As CEO of BB&T, John Allison provides a different perspective on banking history, root causes of the Great Recession, post-recession regulations, and personal philosophy when compared to his peers. In summary, he believes in a conservative/libertarian marketplace. He lays out in this book the backstory for why this is important and the steps needed to begin moving the financial sector towards this end goal.

Government created incentives for banks and consumers to allocate more capital and labor to housing, inaccurate economic models, vote buying, and misperceptions about the benefits of purchasing a home caused this misallocation. Allison outright accuses the Federal Reserve and other departments of ineptitude, if not unlawful action, for their handling of the crisis that he argues they created. 

Along with Alan Greenspan and Henry Paulson, John Allison believes that Freddie Mac and Fannie Mae should have been dismantled. He points to their influence over politicians and their special treatment as a form of crony capitalism. Philosophically, he pins the blame for crony capitalism (which he considers socialism) on an electorate dependent on the state and fundamentally flawed, unrealistic, liberal philosophy. He praises the sort of fiscal conservative that Alan Greenspan writes were influential in shaping his philosophy. However, Allison believes Greenspan thought too highly of his ability to guide the economy. He views Greenspan's time in government as merely prolonging the inevitable and adding additional stimulus to the firey housing bubble.

Allison argues that corruption with the government could be seen with Lehman being allowed to fail but AIG and other non-commercial banks being bailed out, the TOO BIG TO FAIL philosophy, and the state forcing BB&T to take TARP funds to save direct competitors who abused the system. The government forced banks to act a certain way, and then punished them for reacting in their self-interest. Hypocritically, the banks had no way of knowing what rules would be enforced and in many cases had to deal with self-interested political appointees with their own set of short-term incentives that likely ran counter to long term goal oriented companies like BB&T.

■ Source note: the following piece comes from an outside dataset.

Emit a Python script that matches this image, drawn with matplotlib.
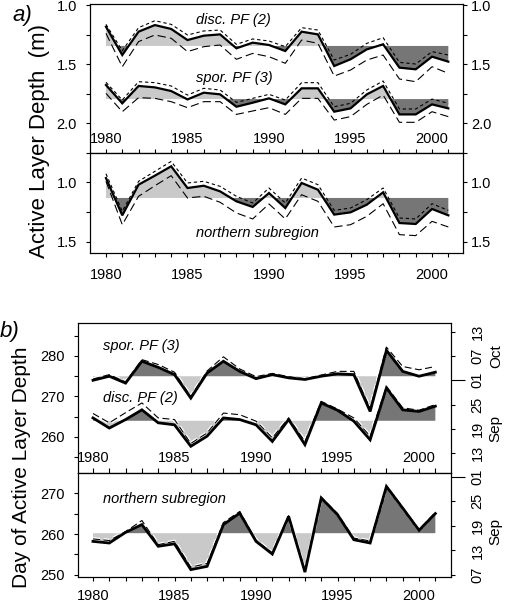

The final passages can be read as a cry for a revival of hard work, strict constitutionalism, and "pure capitalism" in America. The book reads like a political platform for a conservative presidential nominee. This hypothetical nominee would support a return to a gold standard to limit government's manipulation of the money supply, decentralized the banking system, antitrust legislation against the biggest banks, holding firms accountable for their actions, a reform of accounting principals applied by regulators to businesses, and minimizing government's role in the financial sector altogether. 

This book broke from the traditional mantras of more regulation being needed in the banking sector, self-interest is fundamentally bad, and America is too capitalist. I agree with much of this book and the insights from his own career add to the narrative. Obviously, there is an agenda but it is one I personally found refreshing and even exciting. In our recent election cycle, I saw many of these same topics discussed.